**Rows:**
-- Begin --

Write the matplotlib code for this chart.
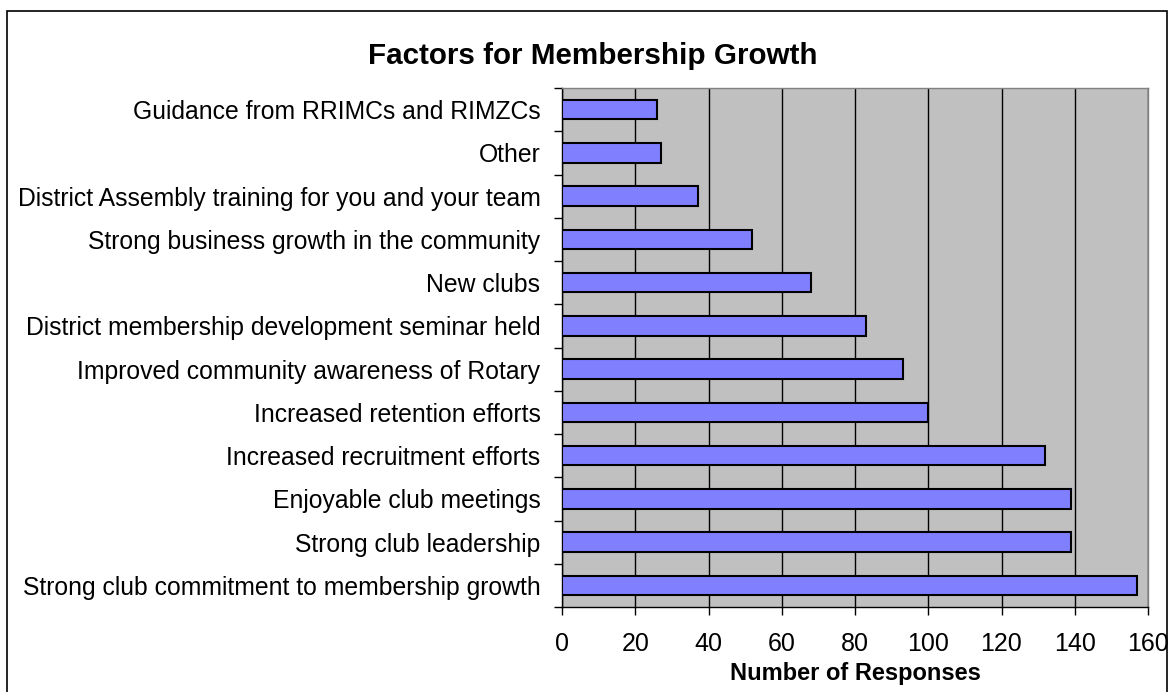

-- End --
-- Begin --

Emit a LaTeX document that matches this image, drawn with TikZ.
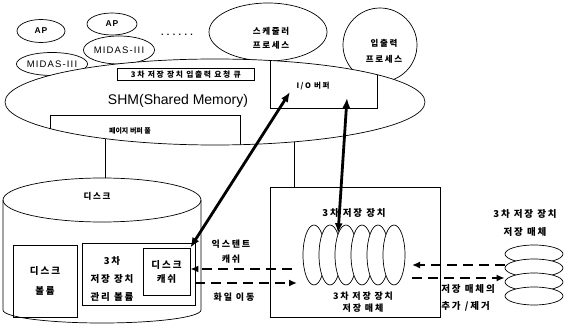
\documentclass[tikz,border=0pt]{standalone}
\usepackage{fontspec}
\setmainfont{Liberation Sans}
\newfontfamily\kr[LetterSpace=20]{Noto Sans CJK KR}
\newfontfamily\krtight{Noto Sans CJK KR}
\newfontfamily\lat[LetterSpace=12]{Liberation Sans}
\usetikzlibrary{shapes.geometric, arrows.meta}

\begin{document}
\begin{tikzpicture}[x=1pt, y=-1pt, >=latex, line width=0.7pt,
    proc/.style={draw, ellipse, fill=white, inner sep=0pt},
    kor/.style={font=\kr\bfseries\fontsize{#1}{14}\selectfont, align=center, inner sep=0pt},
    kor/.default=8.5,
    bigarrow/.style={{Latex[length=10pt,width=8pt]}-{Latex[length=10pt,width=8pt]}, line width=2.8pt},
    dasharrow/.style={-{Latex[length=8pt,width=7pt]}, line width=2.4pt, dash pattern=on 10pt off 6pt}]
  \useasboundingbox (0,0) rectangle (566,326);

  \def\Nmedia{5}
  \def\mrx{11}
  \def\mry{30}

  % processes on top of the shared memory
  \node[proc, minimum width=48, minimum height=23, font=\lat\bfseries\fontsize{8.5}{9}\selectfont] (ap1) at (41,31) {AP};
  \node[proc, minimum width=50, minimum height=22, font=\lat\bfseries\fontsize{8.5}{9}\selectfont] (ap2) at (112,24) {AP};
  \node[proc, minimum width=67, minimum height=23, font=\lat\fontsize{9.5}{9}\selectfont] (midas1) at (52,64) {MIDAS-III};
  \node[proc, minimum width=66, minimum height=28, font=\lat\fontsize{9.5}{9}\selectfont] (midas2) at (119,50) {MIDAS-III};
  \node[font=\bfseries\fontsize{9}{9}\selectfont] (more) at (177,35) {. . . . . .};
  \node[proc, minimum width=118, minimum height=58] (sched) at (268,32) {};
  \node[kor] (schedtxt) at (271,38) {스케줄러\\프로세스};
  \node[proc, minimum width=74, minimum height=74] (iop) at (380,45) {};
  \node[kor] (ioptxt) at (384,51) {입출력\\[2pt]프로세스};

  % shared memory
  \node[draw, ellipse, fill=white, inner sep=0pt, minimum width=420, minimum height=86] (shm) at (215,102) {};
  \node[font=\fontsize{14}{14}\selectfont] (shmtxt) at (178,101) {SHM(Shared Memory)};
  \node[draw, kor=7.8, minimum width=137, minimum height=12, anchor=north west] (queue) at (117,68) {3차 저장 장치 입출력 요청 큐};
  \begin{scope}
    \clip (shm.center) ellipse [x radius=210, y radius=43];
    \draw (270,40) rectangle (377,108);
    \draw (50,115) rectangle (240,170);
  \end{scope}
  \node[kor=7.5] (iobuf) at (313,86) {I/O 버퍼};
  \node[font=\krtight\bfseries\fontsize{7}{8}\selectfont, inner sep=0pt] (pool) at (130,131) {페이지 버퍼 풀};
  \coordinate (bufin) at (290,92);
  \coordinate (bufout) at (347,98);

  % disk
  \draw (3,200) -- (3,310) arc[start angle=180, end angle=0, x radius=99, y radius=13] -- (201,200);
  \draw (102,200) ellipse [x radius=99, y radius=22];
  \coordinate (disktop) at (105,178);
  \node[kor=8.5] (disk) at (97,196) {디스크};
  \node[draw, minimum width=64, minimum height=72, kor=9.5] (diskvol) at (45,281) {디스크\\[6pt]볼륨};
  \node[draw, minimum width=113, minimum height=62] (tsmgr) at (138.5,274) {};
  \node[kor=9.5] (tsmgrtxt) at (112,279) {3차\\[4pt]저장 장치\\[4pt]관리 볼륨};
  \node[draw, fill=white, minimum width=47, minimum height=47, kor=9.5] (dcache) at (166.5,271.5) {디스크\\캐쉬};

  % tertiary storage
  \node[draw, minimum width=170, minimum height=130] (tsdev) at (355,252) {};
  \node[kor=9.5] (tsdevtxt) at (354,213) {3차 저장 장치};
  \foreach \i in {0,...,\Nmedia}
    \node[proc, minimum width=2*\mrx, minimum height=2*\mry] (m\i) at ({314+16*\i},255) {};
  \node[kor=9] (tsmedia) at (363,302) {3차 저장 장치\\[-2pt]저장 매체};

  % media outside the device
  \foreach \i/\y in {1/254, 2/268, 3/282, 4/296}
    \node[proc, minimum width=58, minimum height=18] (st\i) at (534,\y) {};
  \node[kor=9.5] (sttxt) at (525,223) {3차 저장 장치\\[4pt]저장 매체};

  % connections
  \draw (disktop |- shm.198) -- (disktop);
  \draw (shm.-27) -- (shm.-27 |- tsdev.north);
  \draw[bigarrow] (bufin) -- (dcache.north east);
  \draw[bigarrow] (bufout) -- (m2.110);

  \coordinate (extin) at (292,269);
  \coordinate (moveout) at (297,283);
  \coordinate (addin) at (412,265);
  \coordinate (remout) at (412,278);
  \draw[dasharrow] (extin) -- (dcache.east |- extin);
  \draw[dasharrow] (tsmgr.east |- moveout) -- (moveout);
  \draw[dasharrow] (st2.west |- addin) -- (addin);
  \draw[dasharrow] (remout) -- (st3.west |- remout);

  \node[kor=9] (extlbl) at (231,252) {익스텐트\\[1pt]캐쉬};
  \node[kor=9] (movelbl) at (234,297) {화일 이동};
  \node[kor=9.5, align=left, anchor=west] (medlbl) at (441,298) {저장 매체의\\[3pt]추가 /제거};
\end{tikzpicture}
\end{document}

-- End --
-- Begin --

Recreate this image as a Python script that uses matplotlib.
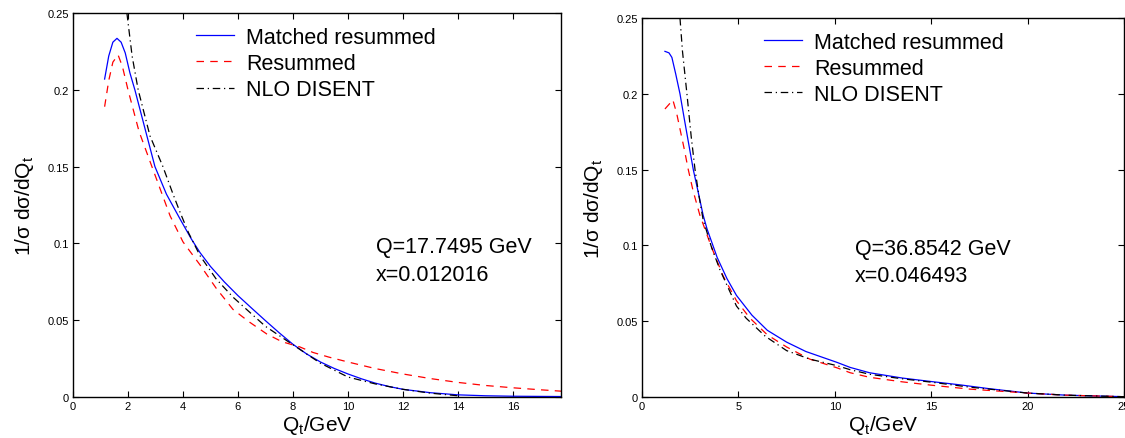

-- End --

**Aim of the exercise:** Where a line above contains the string "this", copy that line.

**Solution:**
Write the matplotlib code for this chart.
Emit a LaTeX document that matches this image, drawn with TikZ.
Recreate this image as a Python script that uses matplotlib.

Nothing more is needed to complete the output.